Lahm b'Ajeen (لحم بعجين), literally "meat with dough," is a thin round of flatbread spread with a layer of spiced minced meat and baked hot, then rolled or folded to eat. It sits in the same family as lahmacun and is close kin to the open-faced sfiha. The angle is the topping and how thin everything is. The meat is not a heap but a thin, even smear pressed right to the edge so it cooks through as the dough crisps under it, and the seasoning is built around acid and warmth so the bite is bright rather than just rich. Done right it is a crackling, pliable round with a savory, tangy meat layer; done wrong it is either a dry cracker with a scorched skim of meat or a soggy disc where the topping was too wet and heavy.
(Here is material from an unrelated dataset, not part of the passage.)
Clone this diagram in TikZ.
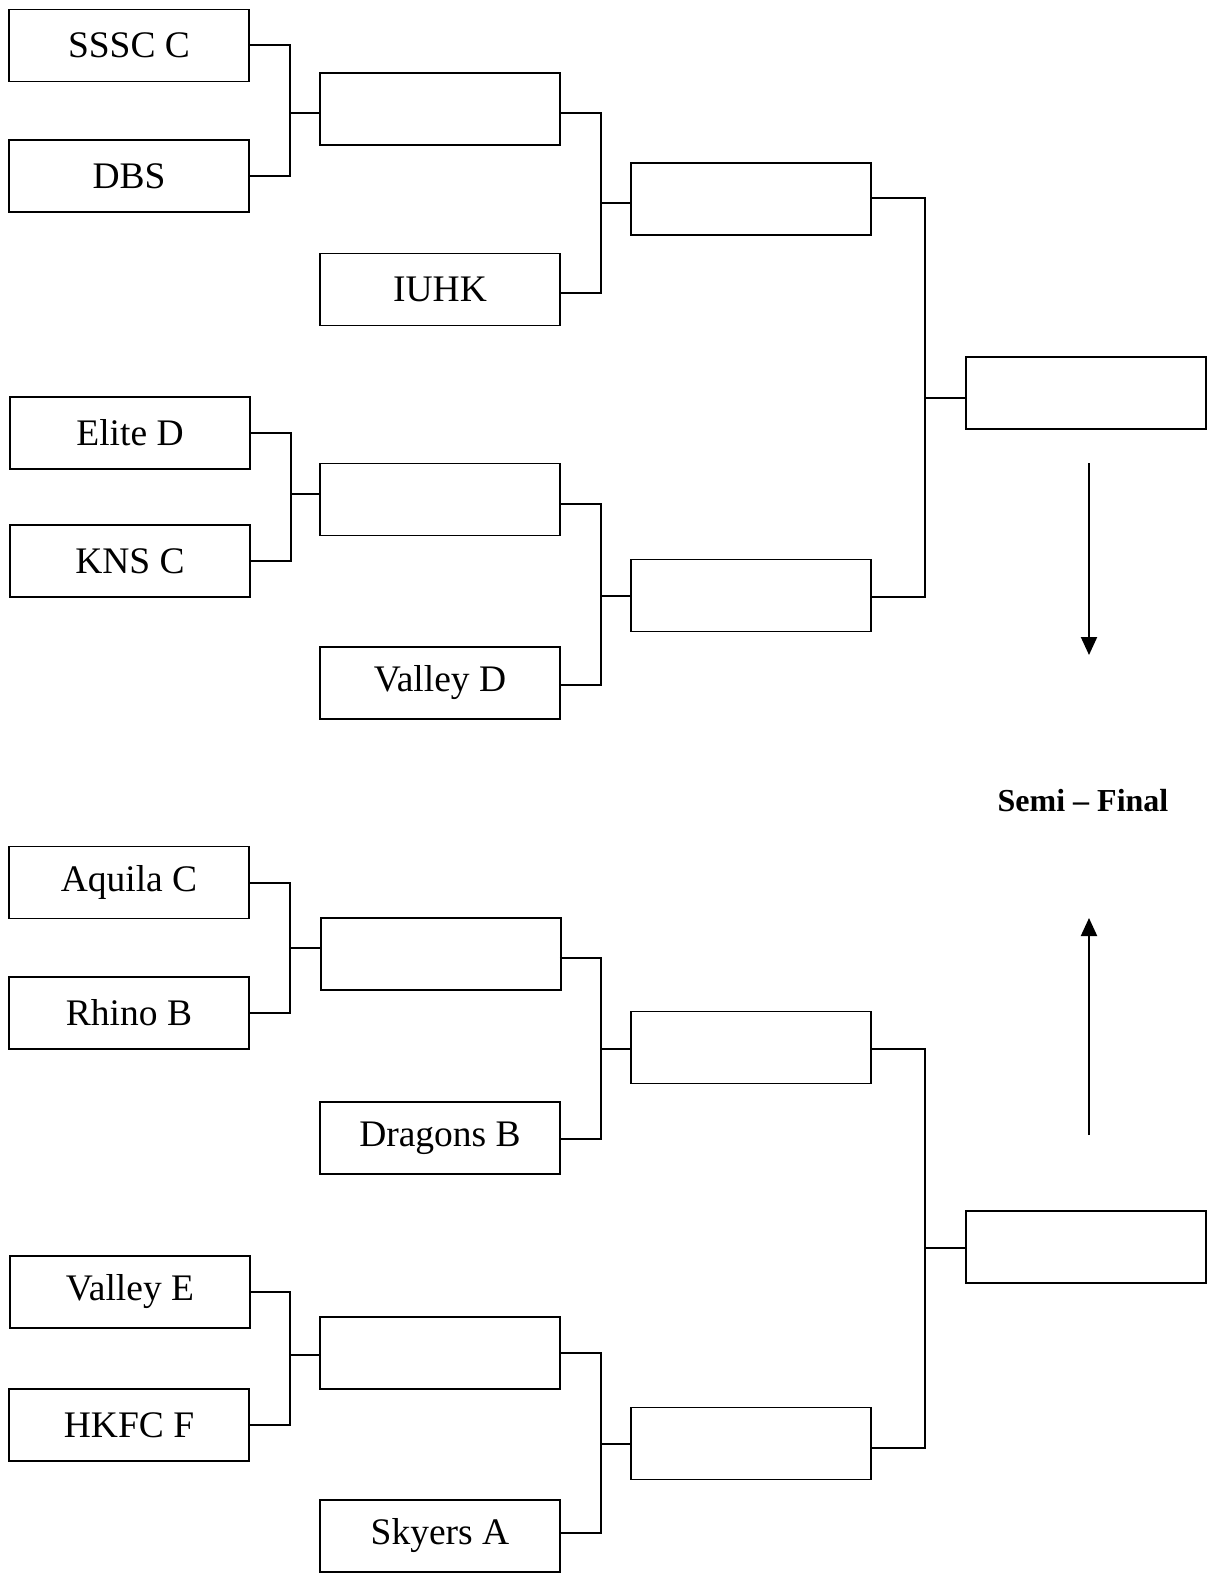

The build is precise where it counts. A thin dough is rolled out flat and the topping is mixed and applied raw: finely minced lamb or beef worked with grated onion and tomato, parsley, a measure of seven-spice or allspice and cinnamon, and a defining sour note from pomegranate molasses, sometimes tamarind or lemon, with a little chili in many versions. That mixture is spread thin and even across the whole surface, edge to edge, then the round is baked fast in a very hot oven or on a hot stone until the dough is crisp at the rim and just cooked under the meat. Good execution shows a thin base that is crisp but still foldable, a meat layer that is cooked but moist and clearly tart with pomegranate, and seasoning that carries warmth without going dull. Sloppy execution loads the topping too thick so the center stays raw while the edge burns, runs it too wet so the dough goes limp, or underseasons so the meat reads flat and the sour note is missing.
To eat it is rolled into a tube or folded in half, often with a squeeze of lemon and fresh mint, parsley, tomato, or onion added inside so it carries like a sandwich rather than a flat snack. It varies mostly by the acid and the spice rather than by bulk. A pomegranate-forward version is sweet and sour against the meat; a lemon-and-chili hand is sharper and hotter; a milder spice mix reads gentler and more savory. The dough thickness shifts it too: very thin and it eats like a crisp wrap, slightly thicker and it leans toward the bready, open sfiha. That open-faced baked-pie form is close enough to be confused with it but eats differently in thickness and shape and deserves its own treatment. What lahm b'ajeen reliably delivers is a thin crisp round under a thin, tangy, well-spiced meat layer, rolled up and eaten by hand.